Когда вы входите в игорный дом, то закон прежде всего отнимает у вас шляпу. Быть может, это своего рода евангельская притча, предупреждение, ниспосланное небом, или, скорее, особый вид адского договора, требующего от нас некоего залога? <…> Быть может, полиция, проникающая во все общественные клоаки, желает узнать фамилию вашего шляпника или же вашу собственную, если вы написали ее на подкладке шляпы? [Бальзак 1960: 337–338].
Метания рассказчика между небом и полицией как институтами, которым под силу проникнуть вглубь реальности, показательны для перехода от классической мелодрамы к ее современным воплощениям. Классическая мелодрама, которой Брукс отводит период от начала Французской революции до 1830-х годов, полагалась на провидение в вопросах обнажения «нравственного порядка… застилаемого обманчивой игрой знаков» [Gunning 1994: 54]. Том Ганнинг продемонстрировал, что, поскольку провидение в условиях стремительно меняющегося мира утрачивает свой авторитет, страсть мелодрамы «искать истину за внешней поверхностью реальности, направляя взгляд все глубже в суть вещей», толкает ее к правовым и медицинским теориям своего времени [Gunning 1994: 54]. В равной мере ответственные за работу с девиантностью, юридический и медицинский дискурсы тех лет разделяли общую с мелодрамой крайнюю озабоченность возможностью изобличения злодея с помощью острого взгляда, который был бы способен проникать сквозь поверхность реального. Ганнинг утверждает, что «с переходом мелодрамы в XX столетие дискурсы республиканского права и современной медицины превращаются в особо проблематичные ее элементы, так как частично разделяют общую с ней как целым задачу: выявить и выразить истину» – задачу, с ходом времени все менее и менее выполнимую. Таким образом, когда в театре «Гран-Гиньоль» мелодрама с позором расписывается в своей неспособности обнаружить смысл и истину внутри окончательно десакрализованной и бессвязной реальности, она наглядно демонстрирует, что и ее конкуренты – полиция, суд и медицина – терпят столь же бесславное поражение. Для иллюстрации Ганнинг цитирует концовку спектакля «Гран-Гиньоль» «Оправданная» («LAcquittee»), в которой судебный следователь и доктор-гипнотизер беспомощно наблюдают за тем, как преступник выходит сухим из воды, ставя под сомнение одновременно силы провидения, абстрактной справедливости и правосудия.

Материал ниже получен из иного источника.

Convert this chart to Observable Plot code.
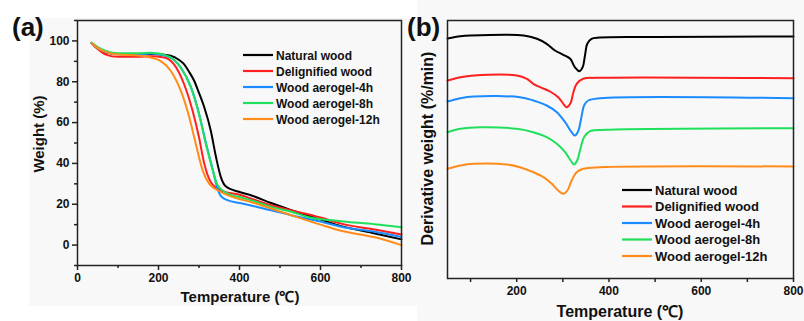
<!DOCTYPE html>
<html>
<head>
<meta charset="utf-8">
<script src="https://cdn.jsdelivr.net/npm/d3@7"></script>
<script src="https://cdn.jsdelivr.net/npm/@observablehq/plot@0.6"></script>
<style>
  html, body { margin: 0; padding: 0; background: #ffffff; }
  #wrap { position: relative; width: 804px; height: 321px; overflow: hidden; font-family: "Liberation Sans", Arial, sans-serif; }
  .bg { position: absolute; background: #f8f8f8; }
  .panel { position: absolute; top: 0; }
  #overlay { position: absolute; left: 0; top: 0; pointer-events: none; }
  svg text { font-family: "Liberation Sans", Arial, sans-serif; }
</style>
</head>
<body>
<div id="wrap">
  <div class="bg" style="left:29px;top:18px;width:388px;height:288px"></div>
  <div class="bg" style="left:417px;top:0px;width:387px;height:321px"></div>
  <div class="panel" id="pa" style="left:0px"></div>
  <div class="panel" id="pb" style="left:402px"></div>
</div>
<script>
// ---------- Data ----------
const seriesNames = ["Natural wood", "Delignified wood", "Wood aerogel-4h", "Wood aerogel-8h", "Wood aerogel-12h"];
const seriesColors = ["#000000", "#ff1f1f", "#1a8cff", "#1fe05a", "#ff8c1a"];

// (a) TGA: [temperature °C, weight %]
const tgaNatural = [[35,99],[50,96.2],[70,94.3],[100,93.6],[150,93.5],[180,93.6],[210,93.3],[230,92.7],[250,90.8],[263,88.6],[275,85],[288,80.5],[300,74.5],[313,67.5],[329,56.1],[342,43.1],[354,33.3],[366,28.8],[400,26],[428,24.4],[478,20.6],[528,17.1],[600,12.5],[651,9.3],[734,5.7],[800,2.8]];
const tgaDelignified = [[35,99],[50,96],[70,93.3],[100,92.2],[150,92.2],[181,92.5],[214,91.9],[238,88.6],[263,78.9],[284,65.9],[300,52.8],[313,39.9],[329,30.9],[354,26.8],[404,24.4],[428,22.8],[478,19.5],[528,17],[600,13.5],[651,10.5],[734,7.6],[800,5.2]];
const tga4h = [[35,99],[50,96.5],[80,94],[100,93.5],[150,93.5],[181,93.8],[222,92.5],[255,87],[280,77.5],[300,64.5],[317,50],[334,37],[345,28],[354,24],[370,22],[404,20.5],[428,19.4],[478,17.1],[528,14.6],[600,11.5],[651,9],[734,6.5],[800,4]];
const tga8h = [[35,99.2],[50,97],[80,94.5],[100,94],[150,94],[181,94.2],[222,92.7],[255,87],[280,77.2],[300,64.2],[317,49.6],[334,36.6],[346,29.3],[371,25.2],[404,23.3],[428,22],[478,18.7],[528,16.3],[569,13.8],[651,11.7],[734,10.2],[800,8.7]];
const tga12h = [[35,99],[50,96.5],[80,94],[100,93.3],[150,92.8],[181,91.9],[205,90.2],[230,85.4],[255,75.6],[276,62.6],[292,49.6],[309,36.6],[325,30.1],[354,26],[404,22.3],[428,21.1],[478,17.9],[528,14.6],[600,10],[651,7],[734,3.8],[800,0]];

// (b) DTG (offset curves, arbitrary units): [temperature °C, value]
const dtgNatural = [[50,240],[78,242.3],[100,243],[215,243],[244,239.7],[265,234.7],[283,228],[301,223.7],[316,219.7],[326,211.3],[336,207.3],[343,211.3],[348,223],[353,234.7],[362,239.7],[380,241],[500,241.5],[800,242]];
const dtgDelignified = [[50,198],[78,201.3],[107,203],[200,203],[222,199.7],[236,194.7],[251,191.3],[272,187],[290,181.3],[301,174.7],[308,171.3],[316,174.7],[323,186.3],[330,194.7],[344,199.7],[373,200.7],[800,200.3]];
const dtg4h = [[50,177],[78,180.3],[107,182],[207,181.3],[236,178],[265,173],[287,166.3],[305,156.3],[319,146.3],[326,143],[333,147],[341,163],[346,173],[355,178],[380,180.3],[800,180.3]];
const dtg8h = [[50,146.3],[78,149.7],[121,151.3],[200,149.7],[236,146.3],[265,141.3],[287,134.7],[305,126.3],[317,118],[324,114],[331,118],[339,131.3],[346,141.3],[359,147.3],[395,148.7],[800,150.3]];
const dtg12h = [[50,109.7],[78,113],[107,114.7],[179,114],[207,111.3],[236,106.3],[258,101.3],[276,94.7],[290,88],[301,84.7],[310,88],[319,98],[330,106.3],[344,109.7],[380,111.3],[800,112]];

// Axis ticks
const xTicksA = [0, 200, 400, 600, 800];
const xMinorA = [100, 300, 500, 700];
const yTicksA = [0, 20, 40, 60, 80, 100];
const yMinorA = [-10, 10, 30, 50, 70, 90, 110];
const xTicksB = [200, 400, 600, 800];
const xMinorB = [100, 300, 500, 700];

// ---------- Build ----------
const toRows = (list, key) => list.flatMap((arr, i) => arr.map(([T, v]) => ({series: seriesNames[i], T, [key]: v})));
const tgaRows = toRows([tgaNatural, tgaDelignified, tga4h, tga8h, tga12h], "W");
const dtgRows = toRows([dtgNatural, dtgDelignified, dtg4h, dtg8h, dtg12h], "D");

const color = {domain: seriesNames, range: seriesColors};
const axisStyle = {stroke: "#222", strokeWidth: 1.5, fontSize: 12, fontWeight: "bold", fill: "#111"};

const plotA = Plot.plot({
  width: 420, height: 321,
  marginLeft: 77, marginRight: 19, marginTop: 20, marginBottom: 56,
  x: {domain: [0, 800]},
  y: {domain: [-10, 110]},
  color,
  style: {background: "transparent", fontFamily: "Liberation Sans, Arial, sans-serif", overflow: "visible"},
  marks: [
    Plot.axisX({ticks: xTicksA, tickSize: 5, tickPadding: 3, label: null, tickFormat: d => d, ...axisStyle}),
    Plot.axisX({ticks: xMinorA, tickSize: 3, text: null, label: null, stroke: "#222", strokeWidth: 1.5}),
    Plot.axisY({ticks: yTicksA, tickSize: 5, tickPadding: 3, label: null, tickFormat: d => d, ...axisStyle}),
    Plot.axisY({ticks: yMinorA, tickSize: 3, text: null, label: null, stroke: "#222", strokeWidth: 1.5}),
    Plot.line(tgaRows, {x: "T", y: "W", z: "series", stroke: "series", strokeWidth: 2, curve: "monotone-x"}),
    Plot.frame({stroke: "#222", strokeWidth: 1.5})
  ]
});
document.getElementById("pa").appendChild(plotA);

const plotB = Plot.plot({
  width: 402, height: 321,
  marginLeft: 45, marginRight: 11, marginTop: 20, marginBottom: 43,
  x: {domain: [50, 800]},
  y: {domain: [0, 258], axis: null},
  color,
  style: {background: "transparent", fontFamily: "Liberation Sans, Arial, sans-serif", overflow: "visible"},
  marks: [
    Plot.axisX({ticks: xTicksB, tickSize: 4, tickPadding: 4, label: null, tickFormat: d => d, ...axisStyle}),
    Plot.axisX({ticks: xMinorB, tickSize: 4, text: null, label: null, stroke: "#222", strokeWidth: 1.5}),
    Plot.line(dtgRows, {x: "T", y: "D", z: "series", stroke: "series", strokeWidth: 2, curve: "catmull-rom"}),
    Plot.frame({stroke: "#222", strokeWidth: 1.5})
  ]
});
document.getElementById("pb").appendChild(plotB);

// ---------- Overlay: panel letters, axis titles, legends ----------
const NS = "http://www.w3.org/2000/svg";
const ov = document.createElementNS(NS, "svg");
ov.setAttribute("id", "overlay");
ov.setAttribute("width", 804);
ov.setAttribute("height", 321);
document.getElementById("wrap").appendChild(ov);
function txt(s, x, y, size, opts = {}) {
  const t = document.createElementNS(NS, "text");
  t.textContent = s;
  t.setAttribute("x", x); t.setAttribute("y", y);
  t.setAttribute("font-size", size);
  t.setAttribute("font-weight", "bold");
  t.setAttribute("fill", "#111");
  if (opts.anchor) t.setAttribute("text-anchor", opts.anchor);
  if (opts.transform) t.setAttribute("transform", opts.transform);
  ov.appendChild(t);
  return t;
}
function ln(x1, y1, x2, y2, c) {
  const l = document.createElementNS(NS, "line");
  l.setAttribute("x1", x1); l.setAttribute("y1", y1);
  l.setAttribute("x2", x2); l.setAttribute("y2", y2);
  l.setAttribute("stroke", c); l.setAttribute("stroke-width", 2.2);
  ov.appendChild(l);
}
txt("(a)", 12, 36, 26);
txt("(b)", 407, 36, 26);
txt("Temperature (℃)", 240, 302, 15, {anchor: "middle"});
txt("Temperature (℃)", 620, 317, 16, {anchor: "middle"});
txt("Weight (%)", 0, 0, 15, {anchor: "middle", transform: "translate(44,134) rotate(-90)"});
txt("Derivative weight (%/min)", 0, 0, 16, {anchor: "middle", transform: "translate(433,148.5) rotate(-90)"});

seriesNames.forEach((name, i) => {
  const ya = 55 + i * 16;
  ln(243, ya, 273, ya, seriesColors[i]);
  txt(name, 276, ya + 4.5, 12);
  const yb = 190 + i * 16.5;
  ln(622, yb, 652, yb, seriesColors[i]);
  txt(name, 655, yb + 4.7, 13);
});
</script>
</body>
</html>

Краткий исторический экскурс позволяет обнаружить тесные связи между полицией и мелодрамой. В основе их взаимоотношений лежит одна задача – разоблачение преступника – ив целом усилия по реагированию на подрывающие основы исторические сдвиги, а также попытка раскрыть глубинную, темную правду о реальности, которая выглядит обманчивой, изменчивой поверхностной картинкой. Совершенно не случайно, что мелодрама и современные методы надзора не только зародились одновременно с Французской революцией, но и обрели свою вторую жизнь после революции советской. Отношения между ними крайне динамичны, о чем свидетельствуют варьирующиеся обращения к теме полиции в мелодрамах – от призывов о помощи и об установлении законности до едкой критики и даже отрицания. Сочиненная Сталиным концовка «Партийного билета» демонстрирует одну из возможных развязок в длительных и запутанных отношениях между мелодрамой и полицейским надзором. Последнее мелодраматическое разоблачение – это разоблачение поэтического правосудия, которое оказывается лишь прикрытием для правосудия полицейского – изменчивым, ненадежным прикрытием, передающим в руки полиции стоящую за собой власть ради легитимации оной, но готовым тут же выйти за отведенные ему рамки и забрать себе всю славу за обличение злодея и его наказание. Потянувшись к оружию супруга, Анна играет с ожиданиями, присущими личной и поэтической справедливости, традиционно подразумевающими, что при осуществлении правосудия оружие преступника обернется против него же самого. Конечно, именно поэтому Сталин вмешивается, чтобы сдержать исполнение личного и поэтического правосудия, не дав им узурпировать роль полиции, которой в итоге и переданы исключительные права не только на полное разоблачение злодея в качестве шпиона, но и на его наказание.
В главе, посвященной кинематографистам, в равной степени склонным как к агрессивной риторике, так и к реальному использованию оружия, последний экранный револьвер оказывается, что характерно, в руках тайной полиции. Вместо того чтобы осуществлять контроль напрямую, кино теперь ограничивается изображением полиции за работой. Но это само по себе – задача деликатная, требующая тщательного надзора сверху.